Lewis starts with Iceland. For a thousand years, its economy was based on fishing. Fishing in the waters off of Iceland required hard work, decisiveness, camaraderie, and fearlessness.

The Icelandic government fairly recently made university free for its citizens. Now, these highly educated people didn’t want to fish anymore. They decided to, um, get into high finance. Using the same attributes that were effective for fishing, they aggressively began to buy and sell real estate amongst themselves and then taking those profits to start almost randomly buying investments in Europe. As economic history dictates, this caused an extreme bubble in asset prices. All bubbles must burst and all of their banks were ruined. From the wreckage of this economic hangover, people finally started asking whether or not a nation of a couple of hundred thousand fishermen should really be leading international finance.

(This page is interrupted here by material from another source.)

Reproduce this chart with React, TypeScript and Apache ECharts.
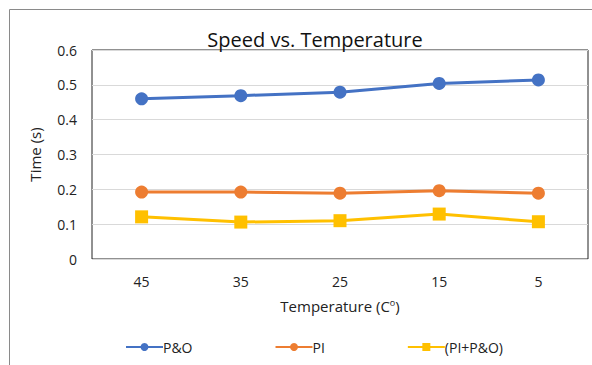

It then moves onto Greece. Greece needed to get to the stability of the Euro, so did all kinds of machinations (ie lies) to meet the Eurozone requirements. Entire governmental debts were simply ignored. Greece had taxes and tax collectors. It’s that Greeks don’t particularly like paying taxes, so they didn’t. Here, interestingly enough, the bankers aren’t the villains. They were trying to legitimately do the right thing but the entire system was corrupt. Once all of this came to life, it appeared that Greece would be the first Euro nation to default its debts. Severe austerity measures were placed on Greece to secure loan relief. The Greeks responded to their crisis of accountability by rioting.

Next up is Ireland. Now we’re back to bankers behaving badly. Bankers worked with property developers to develop housing and office spaces that completely exceeded the requirements of the entire population of Ireland (4.8 million). As usual, things were fine as money continued to roll in from all over the world and property values skyrocketed. That is, until the prices stopped skyrocketing. At that point, the three main Irish banks had some 100 billion Euros in bonds that they couldn’t pay. Instead of letting the banks fail and the bond holders lose their money (which after all, is the risk when you buy a bond), inexplicably the Irish government stepped in and guaranteed them. That is, 100 billion Euro in bonds primarily held by non Irish bondholders now have to be paid back by the 4.8 million Irish.

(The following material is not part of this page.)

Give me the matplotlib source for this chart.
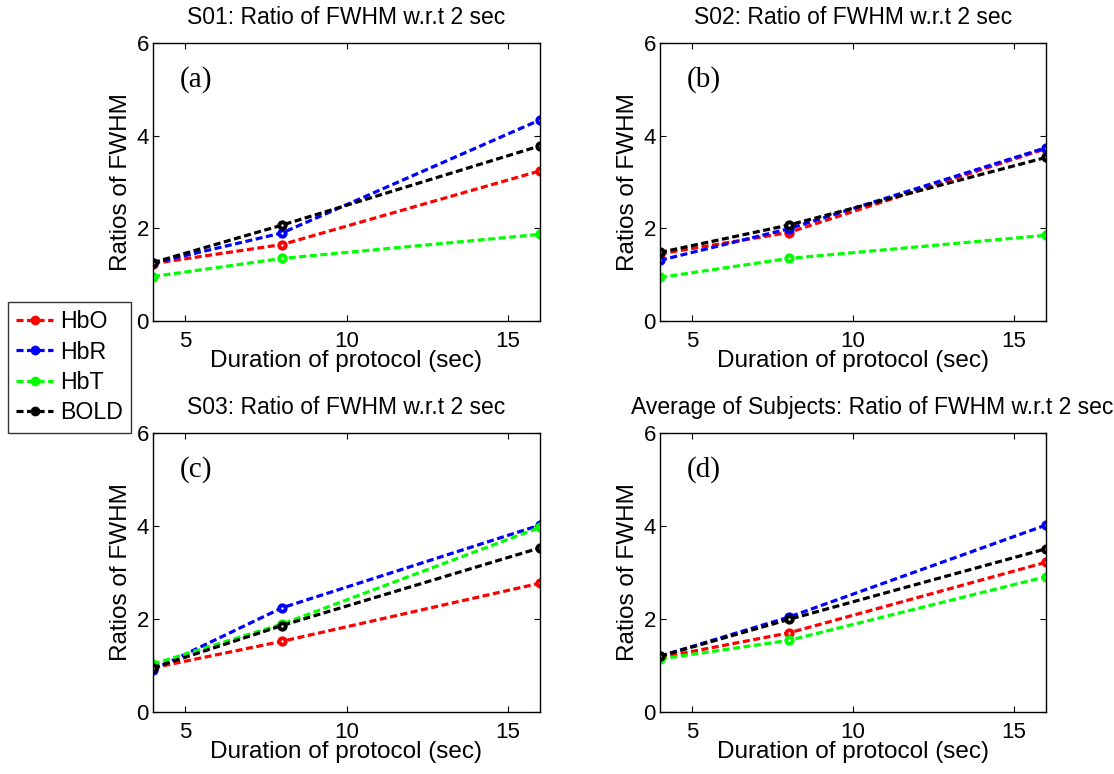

Finally there is Germany. Throughout all of this, Germany was looking down its nose at those profligate nations and their spendthrift ways. Why can’t they follow the Teutonic model? While it’s true that within Germany they actually did act with financial restraint, what they don’t mention is that it was German banks that was funding a good chunk of the crazy ideas of those other countries. While very sober within its borders, they spent money like a drunken sailor on leave in other countries. The knowingly losing investment bets that Goldman Sachs artificially created for its ‘special’ customers were sold to Germans. In the final days of the CDO action in America, they could only be sold to “Idiots in Dusseldorf”. They were so desperately seeking high returns that they didn’t do anywhere near the necessary due diligence for their investments.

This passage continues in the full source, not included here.